This question may need some rephrasing, so I will give two related questions. Suppose I have some autonomous ODE $\gamma'(t) = f(\gamma(t))$, with $\gamma: \mathbb{R} \to \mathbb{R}^n$, and $f: \mathbb{R}^n \to \mathbb{R}^n$. Traditionally, when we solve these things numerically, we move in small increments. If I want to numerically approximate the value of $\gamma$ at $t_0$, then usually as an intermediate step I must numerically approximate the value of $\gamma$ at a great number of points less than $t_0$.
I could move from $0$ to $t_0$ in one big step, but if $t_0$ is too larger the error will always be terrible.

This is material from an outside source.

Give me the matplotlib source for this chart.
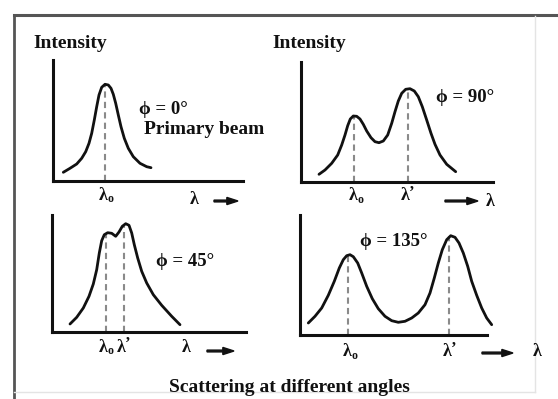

But, there could be some other method of approximating the solution that lets me calculate $\gamma(t_0)$ for large times without approximating any intermediate steps with very low error.
Is there a proof that such a method does not exist?
If this does not make sense, a related question might be to phrase this in terms of recurrence relations. Given some recurrence relation $\gamma_i = f(\gamma_{i+1})$ under which conditions can I give an algorithm to compute $\gamma_{n}$ without computing its value for any smaller $n$?
Numerical methods depend on function evaluations at previous points to predict a solution at the given point.
There are some adaptive methods that predict errors at the next step with a given step size and modify the step size accordingly.
Therefore you do not have to use a very small step size where the predicted error is not too large.
Can we avoid the middle steps at all? Only if you have an analytic solution and you don't have to depend on Numerical Methods.